***** DATA SHOWN *****
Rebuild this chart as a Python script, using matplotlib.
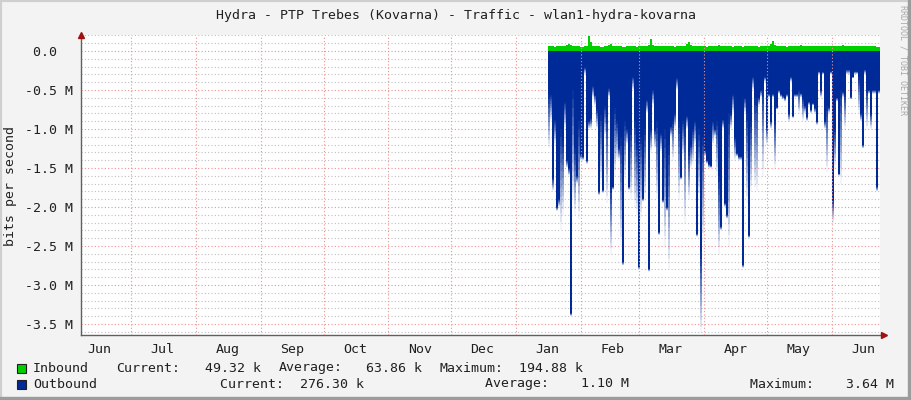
*****
***** DATA SHOWN *****
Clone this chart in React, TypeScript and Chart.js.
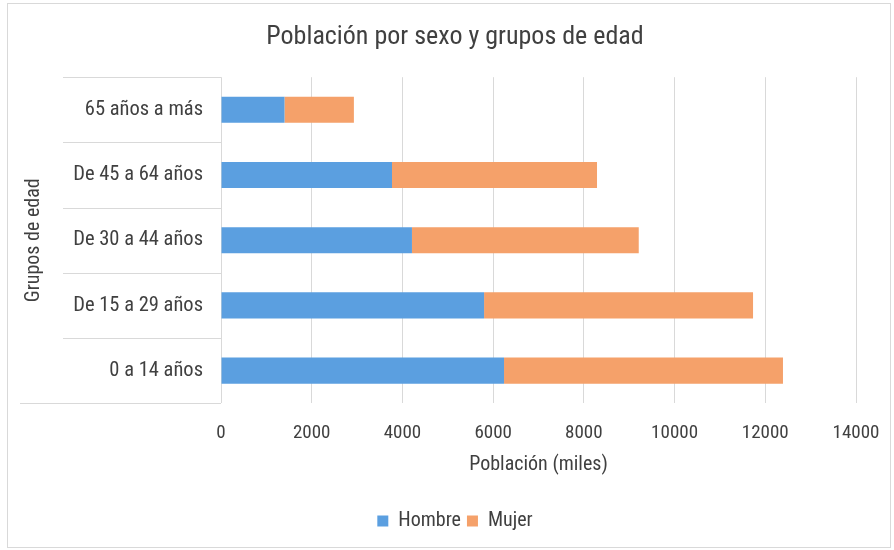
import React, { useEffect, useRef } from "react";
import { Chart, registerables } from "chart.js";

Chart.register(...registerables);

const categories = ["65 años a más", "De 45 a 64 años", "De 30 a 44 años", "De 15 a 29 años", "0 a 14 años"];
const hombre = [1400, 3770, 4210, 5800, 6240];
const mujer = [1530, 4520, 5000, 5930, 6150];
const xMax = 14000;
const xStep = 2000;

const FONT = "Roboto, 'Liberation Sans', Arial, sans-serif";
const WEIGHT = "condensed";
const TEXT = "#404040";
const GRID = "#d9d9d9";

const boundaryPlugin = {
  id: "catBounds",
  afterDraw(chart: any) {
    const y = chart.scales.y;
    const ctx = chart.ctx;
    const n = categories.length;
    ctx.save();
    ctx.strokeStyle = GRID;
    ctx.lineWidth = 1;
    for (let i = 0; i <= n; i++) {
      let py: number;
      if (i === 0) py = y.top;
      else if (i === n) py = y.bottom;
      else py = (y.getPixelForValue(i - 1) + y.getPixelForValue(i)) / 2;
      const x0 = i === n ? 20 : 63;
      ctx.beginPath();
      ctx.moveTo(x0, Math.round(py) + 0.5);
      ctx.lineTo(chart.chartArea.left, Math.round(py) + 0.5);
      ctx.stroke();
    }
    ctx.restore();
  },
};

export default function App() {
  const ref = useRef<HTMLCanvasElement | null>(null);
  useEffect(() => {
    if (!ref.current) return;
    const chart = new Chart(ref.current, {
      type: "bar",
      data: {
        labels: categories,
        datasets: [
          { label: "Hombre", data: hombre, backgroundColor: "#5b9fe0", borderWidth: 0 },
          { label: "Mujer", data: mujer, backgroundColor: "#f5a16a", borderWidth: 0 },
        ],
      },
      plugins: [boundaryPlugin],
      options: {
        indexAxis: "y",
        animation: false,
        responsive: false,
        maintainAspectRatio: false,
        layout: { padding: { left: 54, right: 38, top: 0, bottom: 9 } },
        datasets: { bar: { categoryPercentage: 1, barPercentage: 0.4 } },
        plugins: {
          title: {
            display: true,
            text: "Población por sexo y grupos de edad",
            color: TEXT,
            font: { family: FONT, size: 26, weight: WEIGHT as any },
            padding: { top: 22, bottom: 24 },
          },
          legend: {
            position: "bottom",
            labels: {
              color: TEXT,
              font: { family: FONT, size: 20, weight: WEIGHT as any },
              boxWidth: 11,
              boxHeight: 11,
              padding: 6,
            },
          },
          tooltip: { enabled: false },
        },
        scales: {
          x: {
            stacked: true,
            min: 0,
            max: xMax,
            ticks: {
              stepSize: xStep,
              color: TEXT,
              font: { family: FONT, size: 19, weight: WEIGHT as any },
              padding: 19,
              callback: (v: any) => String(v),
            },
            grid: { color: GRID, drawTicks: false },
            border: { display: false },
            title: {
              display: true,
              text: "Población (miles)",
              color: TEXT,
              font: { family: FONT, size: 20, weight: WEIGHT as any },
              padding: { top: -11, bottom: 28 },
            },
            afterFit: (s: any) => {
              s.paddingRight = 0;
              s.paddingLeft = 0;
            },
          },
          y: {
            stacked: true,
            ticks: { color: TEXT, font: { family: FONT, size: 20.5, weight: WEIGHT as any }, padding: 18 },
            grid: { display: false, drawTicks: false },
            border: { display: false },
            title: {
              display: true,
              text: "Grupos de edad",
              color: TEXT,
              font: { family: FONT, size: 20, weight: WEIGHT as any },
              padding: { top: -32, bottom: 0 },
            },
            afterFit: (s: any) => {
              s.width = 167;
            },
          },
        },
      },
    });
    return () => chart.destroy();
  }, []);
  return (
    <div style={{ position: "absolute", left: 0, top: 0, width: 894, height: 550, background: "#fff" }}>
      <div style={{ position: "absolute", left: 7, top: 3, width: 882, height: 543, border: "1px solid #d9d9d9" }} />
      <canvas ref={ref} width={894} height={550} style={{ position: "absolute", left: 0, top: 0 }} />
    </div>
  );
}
*****
THE REQUEST
Every line that holds the word "React" should be extracted.

OUTPUT BELOW
Clone this chart in React, TypeScript and Chart.js.
import React, { useEffect, useRef } from "react";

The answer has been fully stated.